If you have made it out of your adolescence I have no doubt in my mind that you understand what it is to deal with a playground bully. That's the person who makes your life miserable simply because he can, and he enjoys the false sense of power that it gives him.
Playground bullies are those kids in the movies that prowl around looking for someone vulnerable to attack. It's obvious in the movies that this kind of person gets a boost of pleasure that feeds their own insecurity. Not only is an innocent person victimized, but the feeble "high" from hurting another is so short lived a bully is immediately back at it again; hunting for their their next ugly opportunity.
NEWS FLASH! It's not just kids. Sadly many adults don't outgrow this with the maturing of the rest of their body. Saddest is they are in desperate need of love, but like an injured animal, it's scary and sometimes dangerous to comfort or try to help them.
The movies aren't too far off in their bully depiction and if you've ever been "dogged" by a bully then you know how tiresome and discouraging it can be.
Take heart ~ we also see in the same movie that the "little guy," the one being bullied; he learns valuable lessons & gains insight he normally would not have. This enlightenment helps him to move on - forgive and usually he learns how to stand with his own convictions even in the face of the storm. Like Christ said "Therefore everyone who hears these words of Mine and acts on them is like a wise man who built his house on the rock. The rain fell, the torrents raged, and the winds blew and beat against that house; yet it did not fall, because its foundation was on the rock." Matthew 7:24
You see, sometimes as believers we can falter, feel uncertain. We can wonder why God would allow these hardships in our life. But just look back at that verse.... the torrents raged... and still the house stood because it's foundation was unshakable! Friends, the ONLY unshakable foundation is Jesus Christ Himself!
The raging torrents are inevitable. What do you think was the easier way to build? On sand where the house could be leveled with a rake & the beams stabilized without even digging? Or the house that had to wait while heavy foundational stones were sought, transported and hoisted into place? Where the walls were laboriously anchored by drilling into stone?
Hardship strengthens us, prepares us for other trials yet to come. Through faith we learn to persevere & overcome until in many ways we are the house built on the rock, offering shelter to others in their storm. Through trials & faith we become more sincerely compassionate, more deeply anchored to The Rock.
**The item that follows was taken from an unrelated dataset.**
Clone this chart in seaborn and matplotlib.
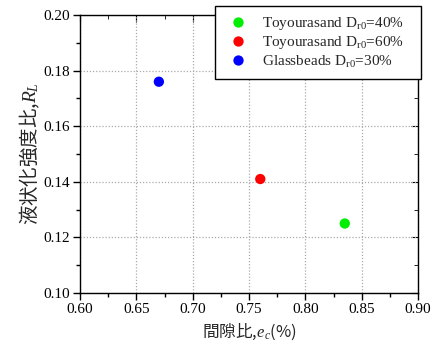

There is so much to say on this ~ so much beautiful hope and joy! My heart only breaks for the bully whom the bible may describe as the one with the "hardened heart" who leans on his own pride & understanding. I can see why God asks us to fend them off with kindness. Not that we're asked to allow evil actions to go unaddressed or unrebuked, but that this prodigal son of HIS may realistically never return home. As a race, we break God's heart daily...
All of this does not make the bullying or other struggles stop, but it does make them easier to bare when we understand that God Almighty is at work with thoughts & ways that are far beyond our own. King Solomon was purported to say (and also my Momma), "This too shall pass," but I think Paul says it even better, "For our light and momentary affliction is producing for us an eternal weight of glory that is far beyond comparison." 2 Corinthians 4:17
"....Weeping may stay for the night, but JOY comes in the morning." Psalm 30:5
The night will end... & beyond it - Joy! ~ Wendy
May I also add an important NOTE here! If you are being bullied it likely does not feel "light" or "momentary." Child or adult - I urgently advise you to seek help. We are not meant to endure our troubles alone and the more isolated you feel the more urgently important it is to destroy that weapon being used against you! Literally the weapon is isolation, the single most effective tool to harm & destroy any person!
If you are being physically harmed and have no trustworthy adult/friend to turn to then call the police. Just do it!! Call them, and let the rest of the story unfold ~ Christ asks no one to endure abuse in lonely isolation.
Seek the help of others and keep seeking until you find a community. My advise is people in a bible believing church, but please remember that all people are just people and if you don't find the support you need KEEP LOOKING! Do all of this while searching the Word of God (and even when things get better... Keep Doing It!) DO NOT LOSE HOPE! Someday you will likely be the experienced help (house on the Rock) someone else is looking for.